- THE INPUT
"""

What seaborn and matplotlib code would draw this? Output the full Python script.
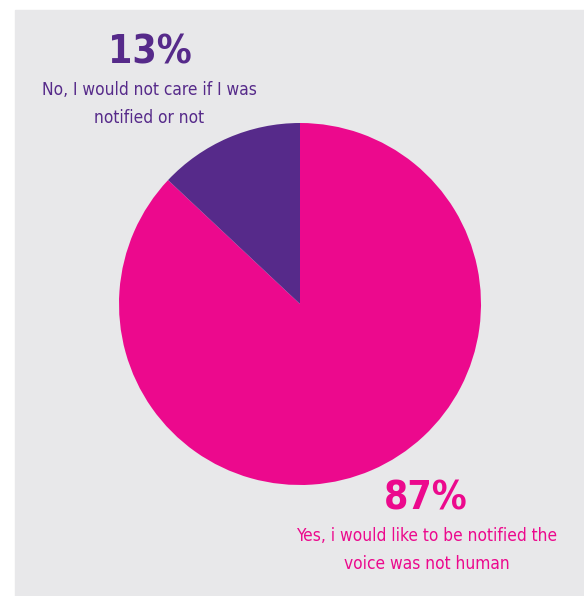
import matplotlib
matplotlib.use("Agg")
import matplotlib.pyplot as plt
from matplotlib.patches import Rectangle
import seaborn as sns

# survey answers
labels = ["Yes, i would like to be notified the\nvoice was not human",
          "No, I would not care if I was\nnotified or not"]
shares = [87, 13]
colors = ["#ec098d", "#562a8a"]

W, H = 584, 596

sns.set_theme(style="white")
plt.rcParams['font.family'] = ['DejaVu Sans']
plt.rcParams['font.stretch'] = 'condensed'

fig = plt.figure(figsize=(W / 100, H / 100), dpi=100)
ax = fig.add_axes([0, 0, 1, 1])

# gray panel
ax.add_patch(Rectangle((15, 0), W - 15, H - 10, color="#e8e8ea", zorder=0))

ax.pie(shares, colors=colors, startangle=90, counterclock=False,
       center=(300, H - 304), radius=181, frame=True,
       wedgeprops=dict(linewidth=0))
ax.set_xlim(0, W)
ax.set_ylim(0, H)
ax.set_aspect("equal")
ax.axis("off")

# labels
ax.text(150, H - 53, f"{shares[1]}%", color=colors[1], fontsize=28,
        fontweight="bold", ha="center", va="center")
ax.text(149, H - 104, labels[1], color=colors[1], fontsize=12.4,
        ha="center", va="center", linespacing=1.7)
ax.text(426, H - 498, f"{shares[0]}%", color=colors[0], fontsize=28,
        fontweight="bold", ha="center", va="center")
ax.text(427, H - 550, labels[0], color=colors[0], fontsize=12.4,
        ha="center", va="center", linespacing=1.7)

fig.savefig("out.png", dpi=100, facecolor="white")
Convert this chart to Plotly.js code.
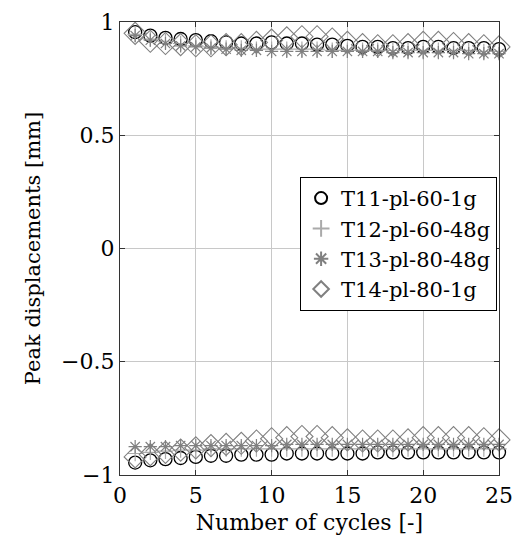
<!DOCTYPE html>
<html>
<head>
<meta charset="utf-8">
<script src="https://cdn.plot.ly/plotly-3.0.1.min.js"></script>
<style>html,body{margin:0;padding:0;background:#fff;}</style>
</head>
<body>
<div id="chart" style="width:515px;height:548px;"></div>
<script>
const cycles = [1,2,3,4,5,6,7,8,9,10,11,12,13,14,15,16,17,18,19,20,21,22,23,24,25];
const seriesNames = ["T11-pl-60-1g","T12-pl-60-48g","T13-pl-80-48g","T14-pl-80-1g"];
const t11Top = [0.955,0.94,0.93,0.925,0.92,0.915,0.91,0.905,0.905,0.91,0.905,0.905,0.9,0.9,0.895,0.89,0.89,0.885,0.885,0.89,0.89,0.885,0.885,0.885,0.88];
const t11Bot = [-0.945,-0.935,-0.93,-0.925,-0.92,-0.915,-0.915,-0.91,-0.91,-0.91,-0.905,-0.905,-0.905,-0.905,-0.905,-0.905,-0.9,-0.9,-0.9,-0.9,-0.9,-0.9,-0.9,-0.9,-0.9];
const t12Top = [0.945,0.925,0.915,0.905,0.895,0.89,0.885,0.885,0.88,0.88,0.88,0.88,0.88,0.875,0.875,0.875,0.875,0.875,0.875,0.875,0.875,0.875,0.875,0.87,0.87];
const t12Bot = [-0.905,-0.9,-0.895,-0.89,-0.89,-0.885,-0.885,-0.885,-0.885,-0.885,-0.885,-0.885,-0.885,-0.885,-0.885,-0.885,-0.885,-0.885,-0.885,-0.885,-0.885,-0.885,-0.885,-0.885,-0.885];
const t13Top = [0.94,0.92,0.905,0.895,0.89,0.885,0.88,0.875,0.875,0.87,0.87,0.87,0.87,0.87,0.87,0.87,0.87,0.865,0.865,0.865,0.865,0.865,0.86,0.86,0.86];
const t13Bot = [-0.875,-0.875,-0.875,-0.87,-0.87,-0.87,-0.87,-0.87,-0.87,-0.87,-0.865,-0.865,-0.865,-0.865,-0.865,-0.865,-0.865,-0.865,-0.865,-0.865,-0.865,-0.865,-0.865,-0.865,-0.865];
const t14Top = [0.95,0.915,0.905,0.9,0.895,0.895,0.9,0.9,0.91,0.92,0.93,0.935,0.935,0.925,0.91,0.9,0.895,0.895,0.9,0.91,0.91,0.905,0.9,0.895,0.89];
const t14Bot = [-0.92,-0.91,-0.9,-0.89,-0.88,-0.87,-0.865,-0.86,-0.85,-0.84,-0.835,-0.83,-0.83,-0.835,-0.845,-0.85,-0.85,-0.85,-0.845,-0.835,-0.835,-0.835,-0.835,-0.84,-0.845];
const yTickVals = [-1,-0.5,0,0.5,1];
const yTickText = ["\u22121","\u22120.5","0","0.5","1"];
const xTickVals = [0,5,10,15,20,25];

const styles = [
  {symbol:"circle-open", size:13, color:"#000", lw:1.3},
  {symbol:"cross-thin-open", size:11, color:"#aaaaaa", lw:1.2},
  {symbol:"asterisk-open", size:11, color:"#808080", lw:1.2},
  {symbol:"diamond-open", size:17, color:"#808080", lw:1.1}
];
const tops = [t11Top,t12Top,t13Top,t14Top];
const bots = [t11Bot,t12Bot,t13Bot,t14Bot];
const traces = [];
for (let i = 0; i < 4; i++) {
  const s = styles[i];
  traces.push({
    x: cycles.concat(cycles),
    y: tops[i].concat(bots[i]),
    mode: "markers",
    type: "scatter",
    name: seriesNames[i],
    marker: {symbol: s.symbol, size: s.size, color: s.color, line: {color: s.color, width: s.lw}},
    cliponaxis: false
  });
}
const fam = "'DejaVu Serif', serif";
const font = {family: fam, size: 21, color: "#000"};
const layout = {
  width: 515, height: 548,
  margin: {l: 120, r: 16, t: 22, b: 73},
  paper_bgcolor: "#fff", plot_bgcolor: "#fff",
  font: font,
  showlegend: true,
  legend: {
    x: 0.995, y: 0.658, xanchor: "right", yanchor: "top",
    bordercolor: "#000", borderwidth: 1, bgcolor: "#fff",
    font: {family: fam, size: 21, color: "#000"},
    itemsizing: "constant", tracegroupgap: 0
  },
  xaxis: {
    range: [0, 25], tickvals: xTickVals, ticktext: xTickVals.map(String),
    showgrid: true, gridcolor: "#c8c8c8", gridwidth: 1,
    zeroline: false, showline: true, linecolor: "#333", linewidth: 1.2, mirror: "ticks",
    ticks: "inside", ticklen: 5, tickcolor: "#333",
    tickfont: {family: fam, size: 22},
    title: {text: "Number of cycles [-]", font: {family: fam, size: 22}, standoff: 8}
  },
  yaxis: {
    range: [-1, 1], tickvals: yTickVals, ticktext: yTickText,
    showgrid: true, gridcolor: "#c8c8c8", gridwidth: 1,
    zeroline: false, showline: true, linecolor: "#333", linewidth: 1.2, mirror: "ticks",
    ticks: "inside", ticklen: 5, tickcolor: "#333",
    tickfont: {family: fam, size: 22},
    title: {text: "Peak displacements [mm]", font: {family: fam, size: 21}, standoff: 14}
  }
};
Plotly.newPlot("chart", traces, layout, {displayModeBar: false, staticPlot: true});
</script>
</body>
</html>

"""

- GIVEN EXERCISE
Repeat the material above verbatim. Leave the pictures behind.

- WRITTEN REPLY
What seaborn and matplotlib code would draw this? Output the full Python script.
import matplotlib
matplotlib.use("Agg")
import matplotlib.pyplot as plt
from matplotlib.patches import Rectangle
import seaborn as sns

# survey answers
labels = ["Yes, i would like to be notified the\nvoice was not human",
          "No, I would not care if I was\nnotified or not"]
shares = [87, 13]
colors = ["#ec098d", "#562a8a"]

W, H = 584, 596

sns.set_theme(style="white")
plt.rcParams['font.family'] = ['DejaVu Sans']
plt.rcParams['font.stretch'] = 'condensed'

fig = plt.figure(figsize=(W / 100, H / 100), dpi=100)
ax = fig.add_axes([0, 0, 1, 1])

# gray panel
ax.add_patch(Rectangle((15, 0), W - 15, H - 10, color="#e8e8ea", zorder=0))

ax.pie(shares, colors=colors, startangle=90, counterclock=False,
       center=(300, H - 304), radius=181, frame=True,
       wedgeprops=dict(linewidth=0))
ax.set_xlim(0, W)
ax.set_ylim(0, H)
ax.set_aspect("equal")
ax.axis("off")

# labels
ax.text(150, H - 53, f"{shares[1]}%", color=colors[1], fontsize=28,
        fontweight="bold", ha="center", va="center")
ax.text(149, H - 104, labels[1], color=colors[1], fontsize=12.4,
        ha="center", va="center", linespacing=1.7)
ax.text(426, H - 498, f"{shares[0]}%", color=colors[0], fontsize=28,
        fontweight="bold", ha="center", va="center")
ax.text(427, H - 550, labels[0], color=colors[0], fontsize=12.4,
        ha="center", va="center", linespacing=1.7)

fig.savefig("out.png", dpi=100, facecolor="white")
Convert this chart to Plotly.js code.
<!DOCTYPE html>
<html>
<head>
<meta charset="utf-8">
<script src="https://cdn.plot.ly/plotly-3.0.1.min.js"></script>
<style>html,body{margin:0;padding:0;background:#fff;}</style>
</head>
<body>
<div id="chart" style="width:515px;height:548px;"></div>
<script>
const cycles = [1,2,3,4,5,6,7,8,9,10,11,12,13,14,15,16,17,18,19,20,21,22,23,24,25];
const seriesNames = ["T11-pl-60-1g","T12-pl-60-48g","T13-pl-80-48g","T14-pl-80-1g"];
const t11Top = [0.955,0.94,0.93,0.925,0.92,0.915,0.91,0.905,0.905,0.91,0.905,0.905,0.9,0.9,0.895,0.89,0.89,0.885,0.885,0.89,0.89,0.885,0.885,0.885,0.88];
const t11Bot = [-0.945,-0.935,-0.93,-0.925,-0.92,-0.915,-0.915,-0.91,-0.91,-0.91,-0.905,-0.905,-0.905,-0.905,-0.905,-0.905,-0.9,-0.9,-0.9,-0.9,-0.9,-0.9,-0.9,-0.9,-0.9];
const t12Top = [0.945,0.925,0.915,0.905,0.895,0.89,0.885,0.885,0.88,0.88,0.88,0.88,0.88,0.875,0.875,0.875,0.875,0.875,0.875,0.875,0.875,0.875,0.875,0.87,0.87];
const t12Bot = [-0.905,-0.9,-0.895,-0.89,-0.89,-0.885,-0.885,-0.885,-0.885,-0.885,-0.885,-0.885,-0.885,-0.885,-0.885,-0.885,-0.885,-0.885,-0.885,-0.885,-0.885,-0.885,-0.885,-0.885,-0.885];
const t13Top = [0.94,0.92,0.905,0.895,0.89,0.885,0.88,0.875,0.875,0.87,0.87,0.87,0.87,0.87,0.87,0.87,0.87,0.865,0.865,0.865,0.865,0.865,0.86,0.86,0.86];
const t13Bot = [-0.875,-0.875,-0.875,-0.87,-0.87,-0.87,-0.87,-0.87,-0.87,-0.87,-0.865,-0.865,-0.865,-0.865,-0.865,-0.865,-0.865,-0.865,-0.865,-0.865,-0.865,-0.865,-0.865,-0.865,-0.865];
const t14Top = [0.95,0.915,0.905,0.9,0.895,0.895,0.9,0.9,0.91,0.92,0.93,0.935,0.935,0.925,0.91,0.9,0.895,0.895,0.9,0.91,0.91,0.905,0.9,0.895,0.89];
const t14Bot = [-0.92,-0.91,-0.9,-0.89,-0.88,-0.87,-0.865,-0.86,-0.85,-0.84,-0.835,-0.83,-0.83,-0.835,-0.845,-0.85,-0.85,-0.85,-0.845,-0.835,-0.835,-0.835,-0.835,-0.84,-0.845];
const yTickVals = [-1,-0.5,0,0.5,1];
const yTickText = ["\u22121","\u22120.5","0","0.5","1"];
const xTickVals = [0,5,10,15,20,25];

const styles = [
  {symbol:"circle-open", size:13, color:"#000", lw:1.3},
  {symbol:"cross-thin-open", size:11, color:"#aaaaaa", lw:1.2},
  {symbol:"asterisk-open", size:11, color:"#808080", lw:1.2},
  {symbol:"diamond-open", size:17, color:"#808080", lw:1.1}
];
const tops = [t11Top,t12Top,t13Top,t14Top];
const bots = [t11Bot,t12Bot,t13Bot,t14Bot];
const traces = [];
for (let i = 0; i < 4; i++) {
  const s = styles[i];
  traces.push({
    x: cycles.concat(cycles),
    y: tops[i].concat(bots[i]),
    mode: "markers",
    type: "scatter",
    name: seriesNames[i],
    marker: {symbol: s.symbol, size: s.size, color: s.color, line: {color: s.color, width: s.lw}},
    cliponaxis: false
  });
}
const fam = "'DejaVu Serif', serif";
const font = {family: fam, size: 21, color: "#000"};
const layout = {
  width: 515, height: 548,
  margin: {l: 120, r: 16, t: 22, b: 73},
  paper_bgcolor: "#fff", plot_bgcolor: "#fff",
  font: font,
  showlegend: true,
  legend: {
    x: 0.995, y: 0.658, xanchor: "right", yanchor: "top",
    bordercolor: "#000", borderwidth: 1, bgcolor: "#fff",
    font: {family: fam, size: 21, color: "#000"},
    itemsizing: "constant", tracegroupgap: 0
  },
  xaxis: {
    range: [0, 25], tickvals: xTickVals, ticktext: xTickVals.map(String),
    showgrid: true, gridcolor: "#c8c8c8", gridwidth: 1,
    zeroline: false, showline: true, linecolor: "#333", linewidth: 1.2, mirror: "ticks",
    ticks: "inside", ticklen: 5, tickcolor: "#333",
    tickfont: {family: fam, size: 22},
    title: {text: "Number of cycles [-]", font: {family: fam, size: 22}, standoff: 8}
  },
  yaxis: {
    range: [-1, 1], tickvals: yTickVals, ticktext: yTickText,
    showgrid: true, gridcolor: "#c8c8c8", gridwidth: 1,
    zeroline: false, showline: true, linecolor: "#333", linewidth: 1.2, mirror: "ticks",
    ticks: "inside", ticklen: 5, tickcolor: "#333",
    tickfont: {family: fam, size: 22},
    title: {text: "Peak displacements [mm]", font: {family: fam, size: 21}, standoff: 14}
  }
};
Plotly.newPlot("chart", traces, layout, {displayModeBar: false, staticPlot: true});
</script>
</body>
</html>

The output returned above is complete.